Neuf tableaux sont acquis pour 109 600 francs suisses auxquels s'ajoutent les 15% de frais prévus, ce qui donne 126 040 francs suisses, soit 834 952 francs belges. C'est l'achat le plus important jamais réalisé à Liège. Toutes les peintures sont des chefs-d'œuvre d'artistes à l'époque déjà célèbres et dont la notoriété ne s'est depuis ternie en aucune manière. Ce sont les fleurons du Musée d'Art moderne et d'Art contemporain : La famille Soler de Pablo Picasso, Le Sorcier d'Hiva-Oa de Paul Gauguin, Les masques et la mort de James Ensor, Monte-Carlo d'Oskar Kokoschka, La maison bleue de Marc Chagall, Portrait de jeune fille de Marie Laurencin, Le déjeuner de Jules Pascin, Le cavalier sur la plage de Max Liebermann et Les chevaux bleus de Franz Marc.

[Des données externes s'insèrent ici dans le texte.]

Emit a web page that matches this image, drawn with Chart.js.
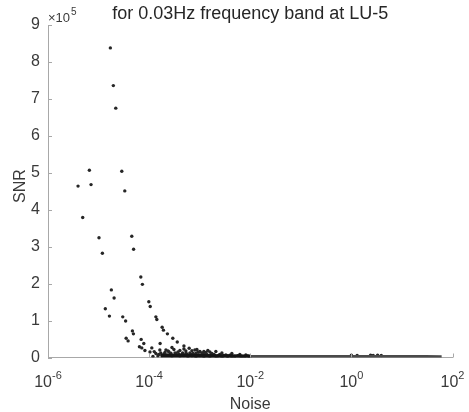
<!DOCTYPE html>
<html>
<head>
<meta charset="utf-8">
<script src="https://cdn.jsdelivr.net/npm/chart.js@4"></script>
<style>
  html, body { margin: 0; padding: 0; background: #fff; }
  canvas { display: block; }
</style>
</head>
<body>
<canvas id="snrChart" width="469" height="412"></canvas>
<script>
// Values (noise on a log axis, SNR in raw units)
const noise = [
    1.71e-5, 1.96e-5, 2.19e-5, 6.58e-6, 2.88e-5, 3.93e-6, 7.10e-6, 3.30e-5,
    4.86e-6, 1.02e-5, 4.54e-5, 4.93e-5, 1.19e-5, 6.85e-5, 7.36e-5, 1.79e-5,
    2.03e-5, 9.86e-5, 1.05e-4, 1.36e-5, 1.64e-5, 3.01e-5, 3.43e-5, 1.36e-4,
    1.42e-4, 1.81e-4, 1.92e-4, 2.30e-4, 4.67e-5, 4.89e-5, 3.51e-5, 3.84e-5,
    6.95e-5, 7.85e-5, 6.43e-5, 7.16e-5, 1.13e-4, 1.26e-4, 1.65e-4, 2.94e-4,
    3.60e-4, 4.88e-4, 6.19e-4,
    8.26e-5, 1.04e-4, 1.36e-4, 1.63e-4, 2.05e-4, 2.58e-4, 3.09e-4, 3.71e-4,
    4.45e-4, 5.33e-4, 6.40e-4, 7.67e-4, 8.03e-4, 9.20e-4, 1.01e-3, 1.16e-3,
    1.33e-3, 1.45e-3, 1.74e-3, 1.91e-3, 2.29e-3, 2.51e-3, 3.01e-3, 3.61e-3,
    3.95e-3, 4.97e-3, 6.22e-3, 7.81e-3, 9.82e-3,
    2.25e-4, 2.83e-4, 3.39e-4, 4.06e-4, 4.88e-4, 5.85e-4, 7.02e-4, 8.41e-4,
    1.01e-3, 1.21e-3, 1.59e-3, 2.09e-3, 2.75e-3, 3.30e-3, 4.33e-3, 5.69e-3,
    6.82e-3, 8.97e-3, 1.79e-4, 1.49e-4, 1.19e-4, 2.36e-4, 4.06e-4, 7.02e-4,
    1.21e-3, 1.59e-3, 8.41e-4, 5.33e-4, 3.39e-4, 2.15e-4, 2.83e-4, 4.88e-4,
    8.81e-4, 1.45e-3, 2.09e-3, 2.75e-3, 4.33e-3, 6.22e-3, 8.18e-3,
    1.55e-4, 1.70e-4, 1.95e-4, 2.45e-4, 2.70e-4, 3.25e-4, 3.90e-4, 4.60e-4,
    5.60e-4, 6.70e-4, 7.40e-4, 9.60e-4, 1.10e-3, 1.27e-3, 1.38e-3, 1.66e-3,
    1.98e-3, 2.40e-3, 2.90e-3, 3.50e-3,
    1.0, 1.3, 2.4, 2.7, 3.3, 3.9
];
const snr = [
    838000, 736000, 675000, 507000, 504000, 464000, 468000, 451000,
    379000, 324000, 328000, 293000, 282000, 218000, 198000, 183000,
    161000, 151000, 138000, 132000, 112000, 110000, 99000, 110000,
    103000, 82000, 74000, 64000, 72000, 64000, 52000, 45000,
    49000, 38000, 29000, 26000, 26000, 16000, 38000, 52000,
    42000, 31000, 25000,
    18900, 14900, 10800, 20300, 13500, 9500, 21600, 14900,
    8100, 17600, 12200, 6800, 20300, 14900, 16200, 9500,
    13500, 5400, 10800, 8100, 4100, 8100, 5400, 2700,
    5900, 2700, 4100, 1900, 1400,
    6800, 4100, 6800, 4100, 5400, 2700, 4600, 2700,
    5400, 2700, 2700, 3200, 1900, 6800, 1900, 4600,
    2700, 4100, 5400, 4100, 2700, 17600, 18900, 18100,
    16200, 14900, 10800, 10800, 10800, 20300, 27000, 23000,
    21600, 18900, 16200, 12200, 10800, 8100, 6800,
    8000, 12000, 9000, 16000, 11500, 12500, 9000, 12000,
    9500, 8500, 11000, 7500, 12000, 10500, 8000, 7000,
    6500, 6000, 4500, 4000,
    6000, 5500, 6500, 5800, 6000, 5500
];
// solid mass of overlapping points near the axis, and the long run after it
const bandNoise = [1.7e-4, 3e-4, 6e-4, 1e-3, 2e-3, 4e-3, 1e-2];
const bandSnr = [5000, 5000, 4500, 4000, 3500, 3200, 3000];
const tailNoise = [0.01, 0.03, 0.1, 0.3, 1, 3, 10, 30, 61];
const tailSnr = [3000, 2800, 2700, 2600, 2500, 2500, 2400, 2400, 2300];

const xTickExp = [-6, -4, -2, 0, 2];
const yTicks = [0, 1, 2, 3, 4, 5, 6, 7, 8, 9];

const FONT = '"Liberation Sans", Arial, Helvetica, sans-serif';
const AXIS_GRAY = '#a8a8a8';
const TEXT = '#3a3a3a';

const points = noise.map((n, i) => ({ x: n, y: snr[i] }));
const band = bandNoise.map((n, i) => ({ x: n, y: bandSnr[i] }));
const tail = tailNoise.map((n, i) => ({ x: n, y: tailSnr[i] }));

// MATLAB-like decorations: inward ticks, 10^n labels, exponent, titles
const matlabAxes = {
    id: 'matlabAxes',
    afterDraw(chart) {
        const ctx = chart.ctx;
        const xs = chart.scales.x, ys = chart.scales.y;
        const area = chart.chartArea;
        ctx.save();

        // inward tick marks
        ctx.strokeStyle = AXIS_GRAY;
        ctx.lineWidth = 1;
        ctx.beginPath();
        yTicks.forEach(t => {
            const py = Math.round(ys.getPixelForValue(t * 1e5)) + 0.5;
            ctx.moveTo(area.left, py);
            ctx.lineTo(area.left + 4, py);
        });
        xTickExp.forEach(e => {
            const px = Math.round(xs.getPixelForValue(Math.pow(10, e))) + 0.5;
            ctx.moveTo(px, area.bottom);
            ctx.lineTo(px, area.bottom - 4);
        });
        ctx.stroke();

        // x tick labels 10^n
        ctx.fillStyle = TEXT;
        ctx.textBaseline = 'alphabetic';
        ctx.textAlign = 'left';
        xTickExp.forEach(e => {
            const px = xs.getPixelForValue(Math.pow(10, e));
            ctx.font = '16px ' + FONT;
            const wb = ctx.measureText('10').width;
            ctx.font = '11px ' + FONT;
            const exp = String(e);
            const we = ctx.measureText(exp).width;
            const x0 = px - (wb + we) / 2;
            ctx.font = '16px ' + FONT;
            ctx.fillText('10', x0, 387);
            ctx.font = '11px ' + FONT;
            ctx.fillText(exp, x0 + wb, 379);
        });

        // x10^5 multiplier
        ctx.font = '13px ' + FONT;
        ctx.fillText('\u00d710', area.left, 22);
        const wm = ctx.measureText('\u00d710').width;
        ctx.font = '10px ' + FONT;
        ctx.fillText('5', area.left + wm + 1, 15);

        // title
        ctx.fillStyle = '#262626';
        ctx.textAlign = 'center';
        ctx.font = '18px ' + FONT;
        ctx.fillText('for 0.03Hz frequency band at LU-5', (area.left + area.right) / 2, 19);

        // axis labels
        ctx.fillStyle = TEXT;
        ctx.font = '16px ' + FONT;
        ctx.fillText('Noise', (area.left + area.right) / 2, 409);
        ctx.save();
        ctx.translate(25, 186);
        ctx.rotate(-Math.PI / 2);
        ctx.fillText('SNR', 0, 0);
        ctx.restore();

        ctx.restore();
    }
};

new Chart(document.getElementById('snrChart'), {
    type: 'scatter',
    data: {
        datasets: [
            {
                label: 'tail',
                data: tail,
                showLine: true,
                borderColor: '#4a4a4a',
                borderWidth: 3,
                pointRadius: 0
            },
            {
                label: 'band',
                data: band,
                showLine: true,
                borderColor: '#151515',
                borderWidth: 4,
                pointRadius: 0
            },
            {
                label: 'SNR',
                data: points,
                backgroundColor: '#262626',
                borderWidth: 0,
                pointRadius: 1.7
            }
        ]
    },
    plugins: [matlabAxes],
    options: {
        responsive: false,
        devicePixelRatio: 1,
        animation: false,
        layout: { padding: { top: 25, right: 16.5, bottom: 0, left: 0 } },
        plugins: {
            legend: { display: false },
            tooltip: { enabled: false },
            title: { display: false }
        },
        scales: {
            x: {
                type: 'logarithmic',
                min: 1e-6,
                max: 1e2,
                ticks: { display: false },
                grid: { display: false, drawTicks: false },
                border: { display: true, color: AXIS_GRAY, width: 1 },
                afterFit(s) { s.height = 54.5; }
            },
            y: {
                type: 'linear',
                min: 0,
                max: 9e5,
                ticks: {
                    stepSize: 1e5,
                    padding: 8,
                    color: TEXT,
                    font: { size: 16, family: FONT },
                    callback: v => v / 1e5
                },
                grid: { display: false, drawTicks: false },
                border: { display: true, color: AXIS_GRAY, width: 1 },
                afterFit(s) { s.width = 48; }
            }
        }
    }
});
</script>
</body>
</html>
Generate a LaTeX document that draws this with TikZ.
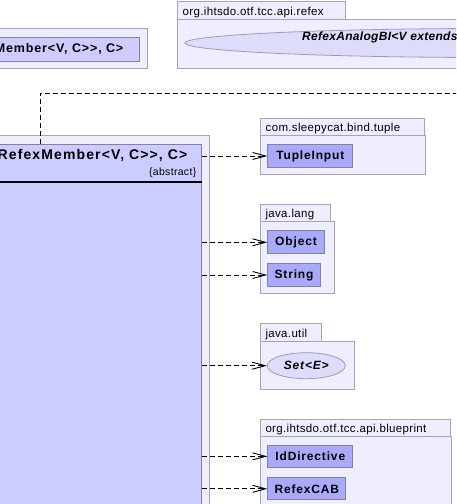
\documentclass[tikz,border=0pt]{standalone}
\usepackage{fontspec}
\setmainfont{Liberation Sans}
\newfontfamily\lblfont[LetterSpace=3]{Liberation Sans}
\newfontfamily\clsfont[LetterSpace=7]{Liberation Sans}
\newfontfamily\hdrfont[LetterSpace=8]{Liberation Sans}
\newfontfamily\ifcfont[LetterSpace=2.5]{Liberation Sans}
\usetikzlibrary{arrows.meta,shapes.geometric,calc}
\definecolor{pkgfill}{HTML}{EEEEFF}
\definecolor{pkgline}{HTML}{A4A4B4}
\definecolor{clsfill}{HTML}{AAAAFA}
\definecolor{mainfill}{HTML}{CCCCFF}
\definecolor{clsline}{HTML}{8080A8}
\definecolor{ifill}{HTML}{DDDDFB}
\definecolor{iline}{HTML}{9C9CB0}
\tikzset{
  pkgbox/.style={rectangle, draw=pkgline, fill=pkgfill, line width=1pt, inner sep=0pt, anchor=north west},
  pkglabel/.style={font=\lblfont\fontsize{11.5}{13}\selectfont, anchor=base west, inner sep=0pt},
  clsbox/.style={rectangle, draw=clsline, fill=clsfill, line width=1pt, inner sep=0pt, anchor=north west,
    font=\clsfont\bfseries\fontsize{12}{14}\selectfont},
  mainbox/.style={rectangle, draw=clsline, fill=mainfill, line width=1pt, inner sep=0pt, anchor=north west},
  ifacebox/.style={ellipse, draw=iline, fill=ifill, line width=0.8pt, inner sep=0pt,
    font=\clsfont\bfseries\itshape\fontsize{12}{14}\selectfont},
  bname/.style={font=\clsfont\bfseries\fontsize{12.5}{14}\selectfont, inner sep=0pt},
  dep/.style={dash pattern=on 5pt off 3pt, line width=0.9pt, -{Straight Barb[length=13pt,width=7pt]}},
}
\begin{document}
\begin{tikzpicture}[x=1pt,y=-1pt]
\useasboundingbox (0,0) rectangle (456,504);
\clip (0,0) rectangle (456,504);
\fill[white] (0,0) rectangle (456,504);

% top-left package
\node[pkgbox, minimum width=197pt, minimum height=40pt] (mpkg) at (-50,28) {};
\node[mainbox, minimum width=189pt, minimum height=24pt] (mcls) at (-50,37) {};
\node[bname, anchor=base east] (mtext) at (123.5,52.5) {Member<V, C>>, C>};

% refex package
\node[pkgbox, minimum width=168pt, minimum height=18pt] (rtab) at (177,1) {};
\node[pkglabel] (rlbl) at (182.5,15) {org.ihtsdo.otf.tcc.api.refex};
\node[pkgbox, minimum width=330pt, minimum height=49pt] (rpkg) at (177,19) {};
\node[ifacebox, minimum width=612pt, minimum height=29pt] (ranalog) at (491,43) {};
\node[font=\ifcfont\bfseries\itshape\fontsize{12}{14}\selectfont, inner sep=0pt, anchor=base west] (rtext) at (302,40.7) {RefexAnalogBI<V extends};

% main package and class
\node[pkgbox, minimum width=259pt, minimum height=470pt] (mainpkg) at (-50,135) {};
\node[mainbox, minimum width=251pt, minimum height=460pt] (main) at (-50,144) {};
\node[font=\hdrfont\bfseries\fontsize{14}{16}\selectfont, inner sep=0pt, anchor=base east] (maintext) at (187.5,159.5) {RefexMember<V, C>>, C>};
\node[font=\lblfont\fontsize{10.5}{12}\selectfont, anchor=base east, inner sep=0pt] (abs) at (196.5,175.5) {\{abstract\}};
\draw[line width=2pt] ($(main.north west)+(0,37.5)$) -- ($(main.north east)+(0,37.5)$);

% com.sleepycat.bind.tuple
\node[pkgbox, minimum width=164pt, minimum height=17pt] (ttab) at (260,118) {};
\node[pkglabel] (tlbl) at (265.5,131) {com.sleepycat.bind.tuple};
\node[pkgbox, minimum width=165pt, minimum height=39pt] (tpkg) at (260,135) {};
\node[clsbox, minimum width=85pt, minimum height=22.4pt] (tuple) at (267.3,144.3) {TupleInput};

% java.lang
\node[pkgbox, minimum width=70pt, minimum height=16.7pt] (ltab) at (259.7,204.3) {};
\node[pkglabel] (llbl) at (265.3,217.5) {java.lang};
\node[pkgbox, minimum width=74pt, minimum height=72.3pt] (lpkg) at (259.7,221) {};
\node[clsbox, minimum width=56.4pt, minimum height=23pt] (object) at (267.3,230.3) {Object};
\node[clsbox, minimum width=52.4pt, minimum height=22.4pt] (string) at (267.3,263.3) {String};

% java.util
\node[pkgbox, minimum width=61.6pt, minimum height=17.4pt] (utab) at (259.7,323.3) {};
\node[pkglabel] (ulbl) at (265.3,337) {java.util};
\node[pkgbox, minimum width=94pt, minimum height=48.3pt] (upkg) at (259.7,340.7) {};
\node[ifacebox, minimum width=78pt, minimum height=26pt] (sete) at (306.3,365.7) {Set<E>};

% blueprint
\node[pkgbox, minimum width=190pt, minimum height=17pt] (btab) at (259.7,419) {};
\node[pkglabel] (blbl) at (265.3,432.5) {org.ihtsdo.otf.tcc.api.blueprint};
\node[pkgbox, minimum width=191pt, minimum height=100pt] (bpkg) at (259.7,436) {};
\node[clsbox, minimum width=85pt, minimum height=21.7pt] (iddir) at (267.3,445) {IdDirective};
\node[clsbox, minimum width=78pt, minimum height=22pt] (rcab) at (267.3,477.3) {RefexCAB};

% connectors
\coordinate (dtop) at (40,93);
\coordinate (dend) at (470,93);
\draw[dep, -] (main.north west -| dtop) -- (dtop) -- (dend);
\draw[dep] (main.east |- tuple.west) -- (tuple.west);
\draw[dep] (main.east |- object.west) -- (object.west);
\draw[dep] (main.east |- string.west) -- (string.west);
\draw[dep] (main.east |- sete.west) -- (sete.west);
\draw[dep] (main.east |- iddir.west) -- (iddir.west);
\draw[dep] (main.east |- rcab.west) -- (rcab.west);
\end{tikzpicture}
\end{document}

L'examen des budgets de la Ville de Liège entre 1939 et 1946 montre une dépense totale de 355 361,65 francs pour les « achats de Lucerne ». La même somme a été offerte par les « Amis des Musées liégeois ». Quant à l'Etat belge, il a versé un montant total de 310 460 francs. Cette distribution correspond à celle prévue à l'origine.
L'ensemble des apports s'élève donc à 1 021 183,30 francs soit 186 231 francs de plus que le coût des tableaux de Lucerne. Cette somme est en fait consacrée à des achats d'œuvres à Paris. Bien des marchands et collectionneurs y sont, à la fin des années '30, prêts à négocier à très bon prix. Le 1er août 1939, Ochs, Buisseret et Gilbart sont dans la capitale française et, le 11 août, La Meuse annonce l'achat de neuf tableaux. Il s'agit de Fleurs de Maurice Vlaminck, Le moulin de la Galette de Maurice Utrillo, Ecluse du moulin de Bouchardon d'Armand Guillaumin, Château de Comblaz de Paul Signac, Projet de vitrail de Marcel Gromaire, Violoniste de Kees Van Dongen, Coquillages de James Ensor, Nu d'Alexandre Picart Ledoux et Port d'Anvers 1906 d'Othon Friese.